- BRIEF -
Only the lines from the start of the data through the line with "import * as" belong in the copy. Restate them word for word, minus the pictures.
= = =
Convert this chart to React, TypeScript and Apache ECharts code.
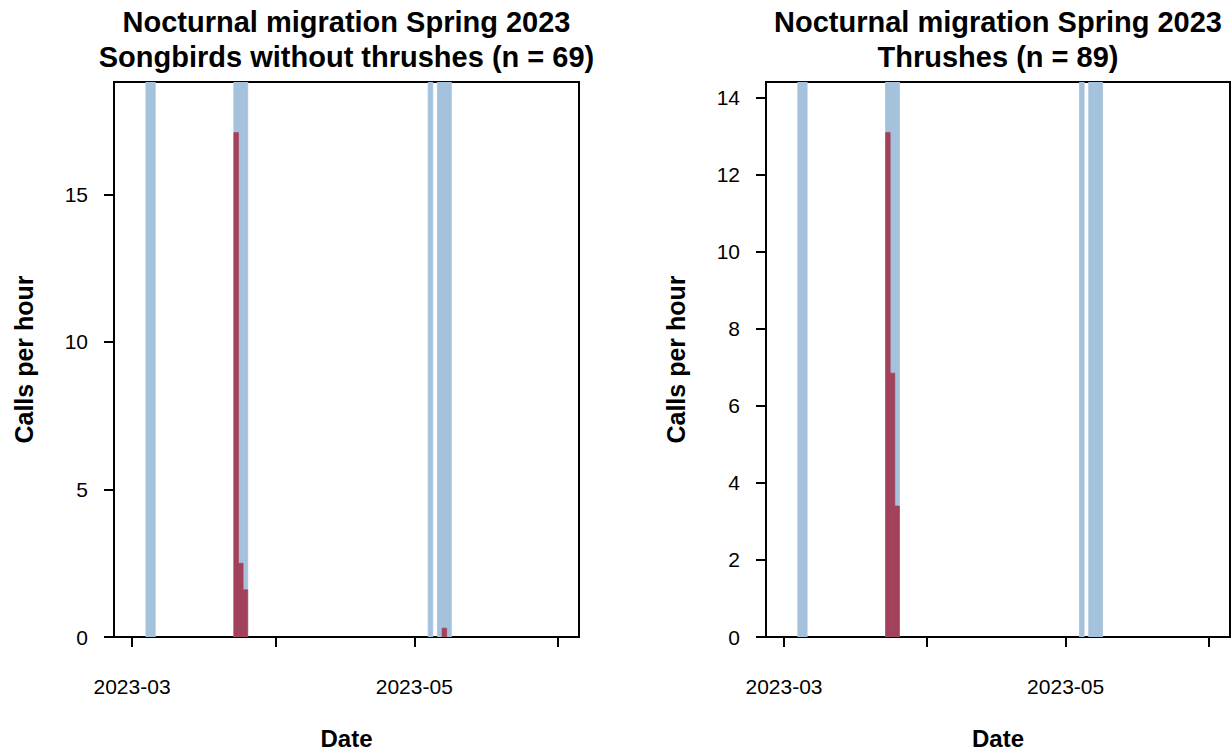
import React, { useEffect, useRef } from "react";
import * as echarts from "echarts";

// ---- data ----
const recordingNights = [
  "2023-03-04", "2023-03-05",
  "2023-03-23", "2023-03-24", "2023-03-25",
  "2023-05-04",
  "2023-05-06", "2023-05-07", "2023-05-08",
];

const songbirdDates = ["2023-03-23", "2023-03-24", "2023-03-25", "2023-05-07"];
const songbirdCalls = [17.1, 2.5, 1.6, 0.3];

const thrushDates = ["2023-03-23", "2023-03-24", "2023-03-25"];
const thrushCalls = [13.1, 6.85, 3.4];

const xTickDates = ["2023-03-01", "2023-04-01", "2023-05-01", "2023-06-01"];
const xLabelDates = ["2023-03-01", "2023-05-01"];
const songbirdYTicks = [0, 5, 10, 15];
const thrushYTicks = [0, 2, 4, 6, 8, 10, 12, 14];

const leftTitle = "Nocturnal migration Spring 2023\nSongbirds without thrushes (n = 69)";
const rightTitle = "Nocturnal migration Spring 2023\nThrushes (n = 89)";

// ---- helpers ----
const ORIGIN = Date.UTC(2023, 2, 1);
function dayIndex(s: string): number {
  const [y, m, d] = s.split("-").map(Number);
  return (Date.UTC(y, m - 1, d) - ORIGIN) / 86400000;
}
function labelFor(v: number): string {
  const found = xTickDates.find((s) => Math.abs(dayIndex(s) - v) < 0.01);
  return found ? found.slice(0, 7) : "";
}

const BLUE = "#a5c2dc";
const RED = "#a3405a";
const FONT = "Liberation Sans, Arial, sans-serif";

export default function App() {
  const ref = useRef<HTMLDivElement>(null);

  useEffect(() => {
    if (!ref.current) return;
    const chart = echarts.init(ref.current, undefined, { renderer: "svg" });

    const bandRender = (params: any, api: any) => {
      const d = api.value(0);
      const p0 = api.coord([d, 0]);
      const p1 = api.coord([d + 1, 0]);
      const cs = params.coordSys;
      return {
        type: "rect",
        shape: { x: p0[0], y: cs.y, width: p1[0] - p0[0], height: cs.height },
        style: { fill: BLUE, stroke: BLUE, lineWidth: 0.8 },
      };
    };
    const barRender = (params: any, api: any) => {
      const d = api.value(0);
      const v = api.value(1);
      const p0 = api.coord([d, 0]);
      const p1 = api.coord([d + 1, v]);
      return {
        type: "rect",
        shape: { x: p0[0], y: p1[1], width: p1[0] - p0[0], height: p0[1] - p1[1] },
        style: { fill: RED, stroke: RED, lineWidth: 0.6 },
      };
    };

    const xAxisBase = (gridIndex: number) => ({
      type: "value",
      gridIndex,
      min: -3.9,
      max: 96.6,
      name: "Date",
      nameLocation: "middle",
      nameGap: 89,
      nameTextStyle: { fontFamily: FONT, fontSize: 24, fontWeight: "bold", color: "#000" },
      axisLine: { show: false, onZero: false },
      splitLine: { show: false },
      axisTick: {
        show: true,
        length: 10,
        lineStyle: { color: "#000", width: 2 },
        customValues: xTickDates.map(dayIndex),
      },
      axisLabel: {
        margin: 39,
        fontFamily: FONT,
        fontSize: 21,
        color: "#000",
        customValues: xLabelDates.map(dayIndex),
        formatter: (v: number) => labelFor(v),
      },
    });

    const yAxisBase = (gridIndex: number, max: number, ticks: number[]) => ({
      type: "value",
      gridIndex,
      min: 0,
      max,
      name: "Calls per hour",
      nameLocation: "middle",
      nameGap: 78,
      nameTextStyle: { fontFamily: FONT, fontSize: 25, fontWeight: "bold", color: "#000" },
      axisLine: { show: false, onZero: false },
      splitLine: { show: false },
      axisTick: {
        show: true,
        length: 10,
        lineStyle: { color: "#000", width: 2 },
        customValues: ticks,
      },
      axisLabel: {
        margin: 26,
        fontFamily: FONT,
        fontSize: 21,
        color: "#000",
        customValues: ticks,
      },
    });

    const songMax = Math.max(...songbirdCalls) * 1.1;
    const thrushMax = Math.max(...thrushCalls) * 1.1;

    chart.setOption({
      animation: false,
      backgroundColor: "#fff",
      title: [
        {
          text: leftTitle,
          left: 346.5,
          top: 4,
          padding: 0,
          textAlign: "center",
          textStyle: { fontFamily: FONT, fontSize: 29, fontWeight: "bold", color: "#000", lineHeight: 35 },
        },
        {
          text: rightTitle,
          left: 998,
          top: 4,
          padding: 0,
          textAlign: "center",
          textStyle: { fontFamily: FONT, fontSize: 29, fontWeight: "bold", color: "#000", lineHeight: 35 },
        },
      ],
      grid: [
        { left: 114, top: 82, width: 465, height: 561, show: true, borderColor: "#000", borderWidth: 2, backgroundColor: "transparent" },
        { left: 766, top: 82, width: 464, height: 561, show: true, borderColor: "#000", borderWidth: 2, backgroundColor: "transparent" },
      ],
      xAxis: [xAxisBase(0), xAxisBase(1)],
      yAxis: [
        yAxisBase(0, songMax, songbirdYTicks),
        yAxisBase(1, thrushMax, thrushYTicks),
      ],
      series: [
        {
          type: "custom",
          xAxisIndex: 0,
          yAxisIndex: 0,
          renderItem: bandRender,
          encode: { x: 0, y: 1 },
          data: recordingNights.map((s) => [dayIndex(s), 0]),
          clip: true,
          z: 1,
        },
        {
          type: "custom",
          xAxisIndex: 0,
          yAxisIndex: 0,
          renderItem: barRender,
          encode: { x: 0, y: 1 },
          data: songbirdDates.map((s, i) => [dayIndex(s), songbirdCalls[i]]),
          clip: true,
          z: 2,
        },
        {
          type: "custom",
          xAxisIndex: 1,
          yAxisIndex: 1,
          renderItem: bandRender,
          encode: { x: 0, y: 1 },
          data: recordingNights.map((s) => [dayIndex(s), 0]),
          clip: true,
          z: 1,
        },
        {
          type: "custom",
          xAxisIndex: 1,
          yAxisIndex: 1,
          renderItem: barRender,
          encode: { x: 0, y: 1 },
          data: thrushDates.map((s, i) => [dayIndex(s), thrushCalls[i]]),
          clip: true,
          z: 2,
        },
      ],
    });

    return () => chart.dispose();
  }, []);

  return (
    <div
      ref={ref}
      style={{ position: "absolute", left: 0, top: 0, width: 1231, height: 755 }}
    />
  );
}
= = =
- ANSWER TO THE TASK -
Convert this chart to React, TypeScript and Apache ECharts code.
import React, { useEffect, useRef } from "react";
import * as echarts from "echarts";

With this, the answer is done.